Cold Lake’s Muslim community is worried about retribution following the Paris attacks.
Cold Lake’s Muslim community is worried about retribution following the Paris attacks.

Cold Lake RCMP met with a representative from the Cold Lake mosque to reassure local Muslims against potential backlash after a spike in Islamophobic incidents around the country following the Paris attacks.

“Our operating procedures haven't changed so far, we have no reason to believe that our local mosque is going to be a target,” said Cold Lake RCMP S/Sgt.
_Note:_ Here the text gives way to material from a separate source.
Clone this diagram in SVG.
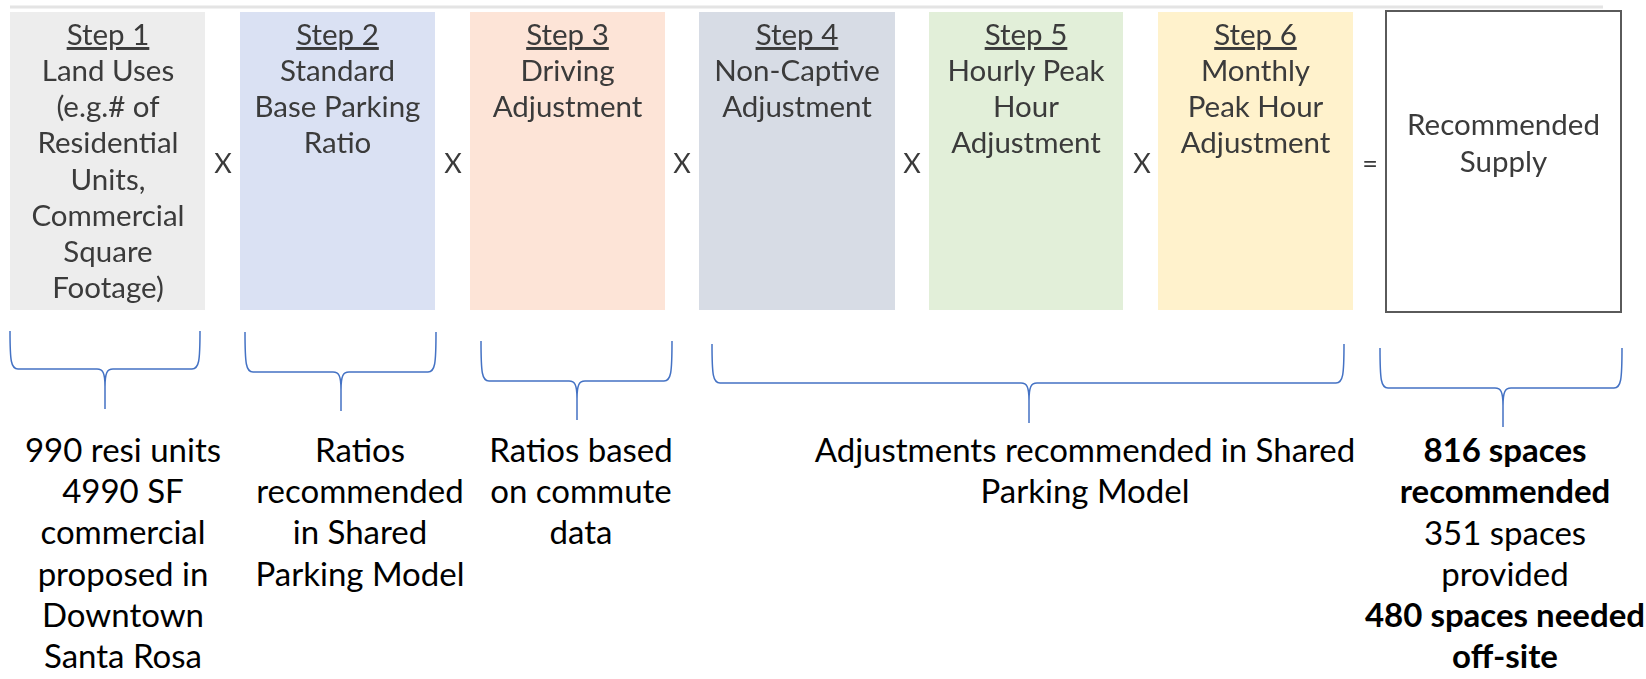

Jeremie Landry. “We have had communication with the mosque just to ensure that they can turn to us if there are ever any situations that come up.”

RCMP invited mosque representative Mahmoud El-Kadri to a meeting last Wednesday to reassure him that the RCMP ensures the protection of all citizens and that the mosque should never hesitate to contact the police if assistance is needed.

“It was a very positive meeting and I think we have a good partnership, an excellent partnership actually, with the local mosque and those lines of communication are open,” Landry noted.

Islamic Society of Cold Lake President Ajaz Quraishi denounced the horrific Nov. 13 attacks Paris attacks, in which members of the Islamic State group killed 129 people and injured hundreds more in a series of coordinated attacks around the French capital.

“We don't believe that these guys are Muslims, they are terrorists, whoever is doing these things…it's out of the question that they're Muslims, so it's got nothing to do with Islam.”

A Peterborough, Ont. mosque sustained extensive damages after being burned in what police have confirmed was an act of arson on Saturday, Nov. 14. Last Monday, a Muslim woman was punched in the stomach and face and called a terrorist on the way to pick up her children at school in Toronto.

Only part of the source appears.